Eine Woche vor der Wahl sind Laschet Nervosität und Unsicherheit anzumerken. Bei den Triellen arbeitet sich der 60-Jährige zusehends aggressiver an Olaf Scholz ab, ohne eigene inhaltliche Punkte setzen zu können. Das sehr vage gehaltene Wahlprogramm fällt ihm dabei auf die Füße. Angela Merkel konnte mit nicht näher beschriebenen Zielen Stimmen holen – doch 2021 wollen die Leute konkrete Antworten auf lebenswichtige Fragen.
Annalena Baerbock

Annalena Baerbock
Annalena Baerbock hat zum Auftakt des Wahlkampfs derart viel falsch gemacht, dass ihr dies vermutlich noch über den Wahltag hinaus anhängen wird. Die Umweltpolitikerin aus Potsdam hat es geschafft, die Zustimmungswerte ihrer Partei so zu drücken, wie es wohl niemand bei den Parteistrategen, zuallerletzt sie selbst, für möglich gehalten hätte.

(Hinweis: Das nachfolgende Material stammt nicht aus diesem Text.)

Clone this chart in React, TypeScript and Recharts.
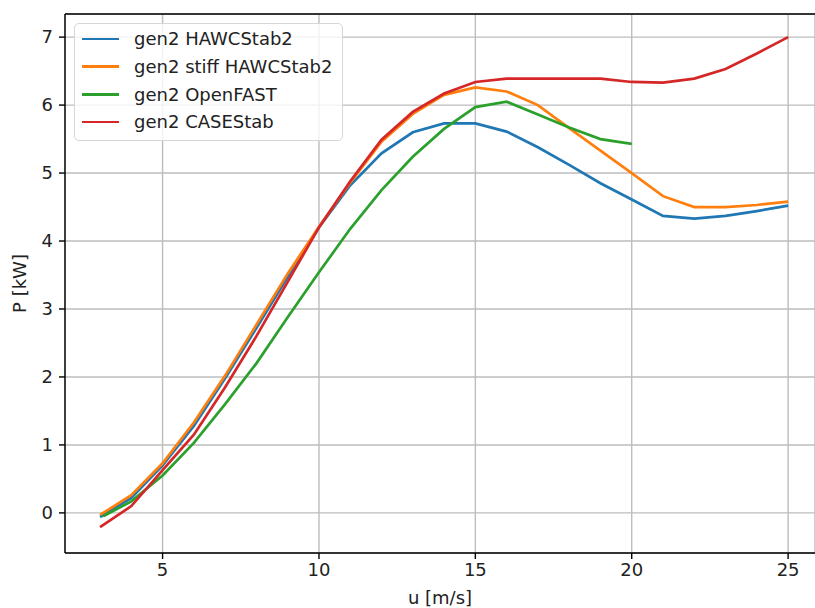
import { LineChart, Line, XAxis, YAxis, CartesianGrid, Legend, ReferenceLine } from "recharts"

// wind speeds [m/s]
const U = [3, 4, 5, 6, 7, 8, 9, 10, 11, 12, 13, 14, 15, 16, 17, 18, 19, 20, 21, 22, 23, 24, 25]
const U_OPENFAST = [3.1, 4, 5, 6, 7, 8, 9, 10, 11, 12, 13, 14, 15, 16, 17, 18, 19, 20]

// power [kW]
const P_HAWC = [-0.06, 0.22, 0.7, 1.28, 1.98, 2.72, 3.47, 4.2, 4.82, 5.29, 5.6, 5.73, 5.73, 5.61, 5.38, 5.12, 4.85, 4.61, 4.37, 4.33, 4.37, 4.44, 4.52]
const P_HAWC_STIFF = [-0.03, 0.26, 0.73, 1.33, 2.02, 2.77, 3.52, 4.21, 4.86, 5.46, 5.87, 6.15, 6.26, 6.2, 6.0, 5.66, 5.33, 5.0, 4.66, 4.5, 4.5, 4.53, 4.58]
const P_OPENFAST = [-0.05, 0.17, 0.55, 1.03, 1.6, 2.2, 2.88, 3.54, 4.18, 4.75, 5.24, 5.65, 5.97, 6.05, 5.86, 5.67, 5.5, 5.43]
const P_CASESTAB = [-0.21, 0.1, 0.63, 1.15, 1.85, 2.6, 3.4, 4.2, 4.88, 5.49, 5.9, 6.17, 6.34, 6.39, 6.39, 6.39, 6.39, 6.34, 6.33, 6.39, 6.53, 6.76, 7.0]

const NAMES = ["gen2 HAWCStab2", "gen2 stiff HAWCStab2", "gen2 OpenFAST", "gen2 CASEStab"]
const COLORS = ["#1f77b4", "#ff7f0e", "#2ca02c", "#d62728"]

const X_TICKS = [5, 10, 15, 20, 25]
const Y_TICKS = [0, 1, 2, 3, 4, 5, 6, 7]
const X_DOMAIN = [1.88, 25.86]
const Y_DOMAIN = [-0.59, 7.34]

const toRows = (us: number[], ps: number[]) => us.map((u, i) => ({ u, p: ps[i] }))

const series = [
    { name: NAMES[0], color: COLORS[0], data: toRows(U, P_HAWC) },
    { name: NAMES[1], color: COLORS[1], data: toRows(U, P_HAWC_STIFF) },
    { name: NAMES[2], color: COLORS[2], data: toRows(U_OPENFAST, P_OPENFAST) },
    { name: NAMES[3], color: COLORS[3], data: toRows(U, P_CASESTAB) },
]

const FONT = "DejaVu Sans"
const tickStyle = { fontFamily: FONT, fontSize: 18, fill: "#222" }

const LegendBox = () => (
    <div style={{
        border: "1px solid #d6d6d6",
        borderRadius: 5,
        background: "rgba(255,255,255,0.8)",
        paddingTop: 1,
        paddingBottom: 4,
        paddingRight: 10,
        fontFamily: FONT,
        fontSize: 18,
        color: "#222",
    }}>
        {series.map(s => (
            <div key={s.name} style={{ display: "flex", alignItems: "center", height: 27.7, whiteSpace: "nowrap" }}>
                <div style={{ width: 37.6, height: 2.7, background: s.color, marginLeft: 6.5, marginRight: 15 }} />
                <span>{s.name}</span>
            </div>
        ))}
    </div>
)

const App = () => {
    return (
        <div style={{ position: "absolute", left: 0, top: 0, width: 815, height: 608, background: "#fff", overflow: "hidden" }}>
            <LineChart width={815} height={608} margin={{ top: 14, right: 0, bottom: 0, left: 0 }}>
                <CartesianGrid stroke="#bdbdbd" strokeWidth={1.4} />
                <XAxis
                    dataKey="u"
                    type="number"
                    domain={X_DOMAIN}
                    ticks={X_TICKS}
                    allowDataOverflow
                    height={55}
                    tick={tickStyle}
                    tickSize={6}
                    tickMargin={4}
                    stroke="#000"
                    strokeWidth={1.4}
                    label={{ value: "u [m/s]", position: "insideBottom", offset: 4, style: { fontFamily: FONT, fontSize: 18, fill: "#222" } }}
                />
                <YAxis
                    type="number"
                    domain={Y_DOMAIN}
                    ticks={Y_TICKS}
                    allowDataOverflow
                    width={65}
                    tick={tickStyle}
                    tickSize={6}
                    tickMargin={6}
                    stroke="#000"
                    strokeWidth={1.4}
                    label={{ value: "P [kW]", angle: -90, position: "insideLeft", offset: 20, style: { fontFamily: FONT, fontSize: 18, fill: "#222", textAnchor: "middle" } }}
                />
                <ReferenceLine y={Y_DOMAIN[1]} stroke="#000" strokeWidth={1.4} />
                {series.map(s => (
                    <Line
                        key={s.name}
                        data={s.data}
                        dataKey="p"
                        name={s.name}
                        type="linear"
                        stroke={s.color}
                        strokeWidth={2.7}
                        dot={false}
                        activeDot={false}
                        isAnimationActive={false}
                    />
                ))}
                <Legend
                    layout="vertical"
                    align="center"
                    verticalAlign="middle"
                    content={<LegendBox />}
                    wrapperStyle={{ left: 74, top: 23, width: "auto", height: "auto" }}
                />
            </LineChart>
        </div>
    )
}

export default App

Die Grünen waren im Januar mit soliden 20 Prozent ins Rennen eingestiegen. Nach der Erklärung von Baerbock am 19. April, für das Kanzleramt kandidieren zu wollen, stieg die Zustimmung auf sensationelle 26 Prozent. Nur einen Monat später jedoch landen die Grünen unsanft bei 22 Prozent, aktuell liegen sie bei 16 Prozent. Baerbock hatte nicht nur in ihrem Lebenslauf falsche Angaben gemacht und musste sich mehrfach korrigieren. Auch bei ihrem programmatischen Buch „Jetzt“ hatte sie freizügig Textpassagen kopiert.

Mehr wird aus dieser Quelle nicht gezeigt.